Именно из Пуэрто-Санта-Мария херес расходится по всему миру гурманов. Вы ведь помните, сударыня, знаменитый херес, рыцарский херес, который дону Сезару де Базану посчастливилось найти бок о бок с царственным паштетом. И потому Пуэрто-Санта-Мария — это без преувеличения место паломничества англичан. Небольшой пароходик, который каждый час курсирует оттуда в Кадис, перевозит если и не полный груз, то, по крайней мере, изрядное число путешествующих джентльменов: после остановки в Сан-Лукаре они преисполнены желанием сравнить пахарете с хересом.
Объехав бухту, мы вернулись в Кадис в четыре часа дня. Пароход уже пришел; при виде его у меня появилась надежда, что на нем приехал Александр, и я поспешил в гостиницу. Однако вместо блудного сына меня ожидало второе письмо, вернее второй рисунок.
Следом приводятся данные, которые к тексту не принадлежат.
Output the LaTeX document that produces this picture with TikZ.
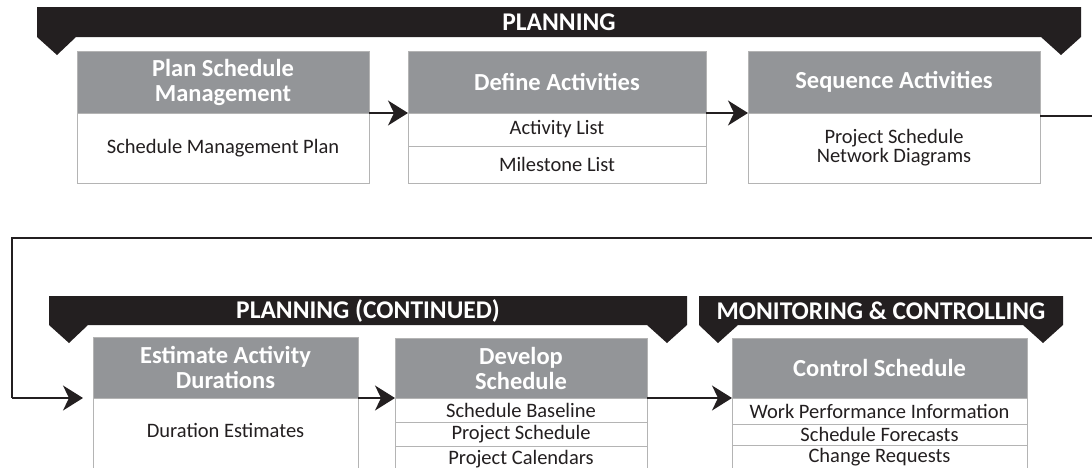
\documentclass[tikz,border=0pt]{standalone}
\usepackage{fontspec}
\setmainfont{Carlito}
\usetikzlibrary{arrows.meta}
\definecolor{bannerc}{HTML}{231F20}
\definecolor{hdrgray}{HTML}{939598}
\definecolor{boxline}{HTML}{B4B4B4}
\definecolor{txt}{HTML}{231F20}
\tikzset{
  banner/.style={fill=bannerc},
  bannertext/.style={text=white, font=\bfseries\fontsize{25.5}{27}\selectfont, inner sep=0},
  hdr/.style={fill=hdrgray, draw=boxline, line width=1pt, text=white,
    font=\bfseries\fontsize{24.5}{25}\selectfont, align=center, inner sep=0, outer sep=0},
  cell/.style={fill=white, draw=boxline, line width=1pt, text=txt,
    font=\fontsize{20.5}{20}\selectfont, align=center, inner sep=0, outer sep=0},
  celltext/.style={text=txt, font=\fontsize{20.5}{20}\selectfont, align=center, inner sep=0},
  flow/.style={draw=bannerc, line width=1.4pt,
    -{Stealth[length=20pt,width=25pt,inset=6pt]}},
  link/.style={draw=bannerc, line width=1.4pt}
}
\begin{document}
\begin{tikzpicture}[x=1pt,y=-1pt]
\useasboundingbox (0,0) rectangle (1092,467);
\clip (0,0) rectangle (1092,467);

% phase banners
\fill[banner] (37,7) -- (1081,7) -- (1081,37) -- (1061,55) -- (1041,37)
  -- (76,37) -- (57,55) -- (37,37) -- cycle;
\node[bannertext] (ban1) at (559,22) {PLANNING};

\fill[banner] (49,296) -- (687,296) -- (687,325) -- (667,343) -- (647,325)
  -- (88,325) -- (69,343) -- (49,325) -- cycle;
\node[bannertext] (ban2) at (368,311) {PLANNING (CONTINUED)};

\fill[banner] (699,296) -- (1063,296) -- (1063,325) -- (1043,343) -- (1023,325)
  -- (738,325) -- (718,343) -- (699,325) -- cycle;
\node[bannertext] (ban3) at (881,311) {MONITORING \& CONTROLLING};

% Plan Schedule Management
\node[hdr, minimum width=292pt, minimum height=62pt] (h1) at (223,82) {Plan Schedule\\Management};
\node[cell, minimum width=292pt, minimum height=70pt] (b1) at (223,148) {Schedule Management Plan};

% Define Activities
\node[hdr, minimum width=298pt, minimum height=62pt] (h2) at (557,82) {Define Activities};
\node[cell, minimum width=298pt, minimum height=33pt] (b2a) at (557,129.5) {Activity List};
\node[cell, minimum width=298pt, minimum height=37pt] (b2b) at (557,164.5) {Milestone List};

% Sequence Activities
\node[hdr, minimum width=292pt, minimum height=62pt] (h3) at (894,82) {Sequence Activities};
\node[cell, minimum width=292pt, minimum height=70pt] (b3) at (894,148)
  {Project Schedule\\[-1pt]Network Diagrams};

% Estimate Activity Durations
\node[hdr, minimum width=265pt, minimum height=61pt] (h4) at (225.5,367.5) {Estimate Activity\\Durations};
\node[cell, minimum width=265pt, minimum height=100pt] (b4) at (225.5,448) {};
\node[celltext] (t4) at (225.5,430) {Duration Estimates};

% Develop Schedule
\node[hdr, minimum width=252pt, minimum height=60pt] (h5) at (521,368) {Develop\\Schedule};
\node[cell, minimum width=252pt, minimum height=24pt] (b5a) at (521,410) {Schedule Baseline};
\node[cell, minimum width=252pt, minimum height=25pt] (b5b) at (521,434.5) {Project Schedule};
\node[cell, minimum width=252pt, minimum height=25pt] (b5c) at (521,459) {Project Calendars};

% Control Schedule
\node[hdr, minimum width=295pt, minimum height=60pt] (h6) at (879.5,368) {Control Schedule};
\node[cell, minimum width=295pt, minimum height=26pt] (b6a) at (879.5,411) {Work Performance Information};
\node[cell, minimum width=295pt, minimum height=21pt] (b6b) at (879.5,434.5) {Schedule Forecasts};
\node[cell, minimum width=295pt, minimum height=25pt] (b6c) at (879.5,457.5) {Change Requests};

% connectors
\draw[flow] (h1.south east) -- (h2.south west);
\draw[flow] (h2.south east) -- (h3.south west);
\coordinate (r1) at (1110,116);
\coordinate (r2) at (1110,238);
\coordinate (l1) at (12,238);
\coordinate (l2) at (12,398);
\coordinate (e4) at (83,398);
\draw[link] ([yshift=-3pt]h3.south east) -- (r1) -- (r2) -- (l1) -- (l2);
\draw[flow] (l2) -- (e4);
\draw[flow] (h4.south east) -- (h5.south west);
\draw[flow] (h5.south east) -- (h6.south west);
\end{tikzpicture}
\end{document}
Он изображал какие-то внутренние покои. Та же самая маленькая ручка, что затягивала его с улицы, теперь подталкивала его в спальню, убранную довольно нарядно для испанских спален. Я с удовольствием увидел, что главное ее украшение составляет весьма неплохая кровать. На этом рисунке стояла та же дата, что и на первом, — то есть он был от 18 ноября. Но, несомненно, его нарисовали вторым. К счастью, в тот же вечер должен был прибыть мальпост. Это была последняя возможность. Независимо от того, явится Александр или не явится, мы решили отплывать на следующий день, то есть сегодня. Наш милый Сен-При вызвался остаться в Кадисе и ждать приезда Александра. На этот случай я оставил ему половину имеющихся у меня денег. Ах, сударыня, знали бы Вы, с каким вздохом я написал эту последнюю строчку. Блудный сын проматывал, по крайней мере, только собственное достояние, тогда как Александр — достояние всего нашего сообщества. По счастью, бал, который давали в мою честь (помните, я говорил Вам, что некая очаровательная обитательница Кадиса давала в мою честь бал) происходил в доме, находившемся близ почты. Мальпост из Севильи проходит под окнами этого дома. Можете себе представить, с каким нетерпением я ожидал его прибытия. В четверть первого ночи мальпост пронесся мимо. Я украдкой ушел, никем не замеченный, надел свой бурнус и кинулся на почту. Кондуктор поспешил отправиться спать, так что, как я ни торопился, мне удалось застать только возницу. А Вы ведь знаете, как объясняются возницы во всех странах: они так привыкли разговаривать со своими лошадьми и мулами, что мало-помалу разучились говорить с людьми. Из его слов я понял лишь то, что в мальпосте приехали офицер и молодая дама.